Of course, he is wrong. I would never! I would never cause harm to someone or never do something that bad. But I have violated traffic laws, like he did that day—thousands of times. I’ve done dangerous and downright stupid things, if I’m honest. Mean things, too. Things that, if luck or fate would have played out even slightly differently, could have changed the trajectory of my life. Or what if I’d stumbled into different relationships? Had different parents? Gone left instead of right that one time . . . as I sat there the old quote challenged me: “But for the grace of God, there go I.”

This man sat in a courtroom and was sentenced to seven years in prison for his wrongdoing. The price was set and he paid it in full. Does he still owe me more? He paid the price but is there some unwritten clause about being forbidden from microphones and platforms? Are those who have caused death only offered certain quantities of life—only granted permission to take part in mandated portions of goodness? What is the statute of limitations on our misdeeds?

Mostly, this man doesn’t impact my answers much. My answers to these questions don’t take him into account at all really. More so, my views on repentance, rehabilitation, and grace focus solely on me. For all the deeds I would never do and have never done, I want justice to roll down like a mighty water. Goodness should be offered to people who live like me, think like me, and who have pasts like me. I will gatekeep goodness in a way that says abundant life is offered to those who deserve it. Opportunities will be a true meritocracy, reserved for the holy and unblemished. And the judge for what merit counts and what constitutes a worthy life, well, that will be me. I’ll make that call: judge, jury, and executioner. I can move on from my mistakes—tiny moral accidents—into a better future, learning from foibles and leaving them behind. But for those I deem unqualified, they need to inhabit their shame—it is a death sentence. Forever. Passed down from judge, jury, and executioner.

Grace—it’s tricky, isn’t it?

As the man was sharing and I was thinking of the strident ways we judge all the people around us, I also thought of the man who can judge no longer—at least not in any earthly way. This former inmate hit this man’s car with his. The man hit his head and eventually died. He will give no speeches, take no breaths. It is terrible, and I found myself hurting for his family. And again, the old quote came to mind: “But for the grace of God, there go I.” Any of us could be hit at any time—give no more speeches, take no more breaths.

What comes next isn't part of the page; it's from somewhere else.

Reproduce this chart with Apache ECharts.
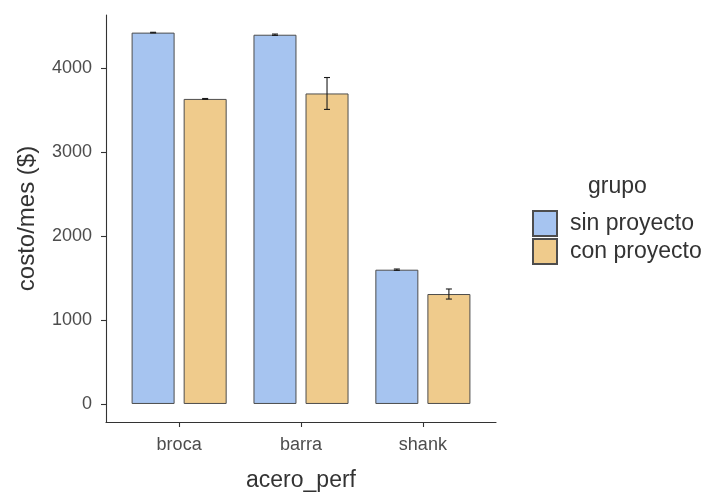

This man didn’t willingly give his life. But he gave it all the same. This made me wonder: What for? While the optimal outcome would have been for this tragedy not to happen, we do not occupy an optimal world. As it is, this man is gone. Dead. So which is better? That the man who caused this death wallow and fester and become the evil vying for his soul—that he live forever in that shameful day, that bitter moment, and it consumes him? One life taken becomes, over time, two. Or that the man who caused this death finds hope, changes his ways, and uses that hope and those changes to peddle goodness to others who have become death, who have taken life, and offers them a way back to the living?

The second seems objectively better. It is also much, much harder. Grace, after all, is tricky. We all want it and think we deserve it, yet we become miserly when it is time to give it to others who don’t look or live like us.

I referenced a passage in the Book of Amos: “But let justice roll on like a river, righteousness like a never-failing stream.” Grace allows justice; it flows into righteousness, too. Earlier in that same chapter, this ancient prophet says this: “You levy a straw tax on the poor and impose a tax on their grain.” Pride always asks for more and more. One more pound of flesh. It condemns and adds a litany of caveats on the freedom of others. Grace, on the other hand, lets good things run wild. It isn’t black and white; it’s a good-and-humble gray that hates evil and loves good . . . sometimes in the very same story.

I hate the tragedy that happened, yet I yearn for a better ending to the tale. I still have much sifting to do, for truth is no simple stroll. There is so much hurt and pain; tragedy abounds. Grace is tricky enough without me standing in its way. When I see it bringing goodness and light, I need to let it do its work, whether I understand it or not.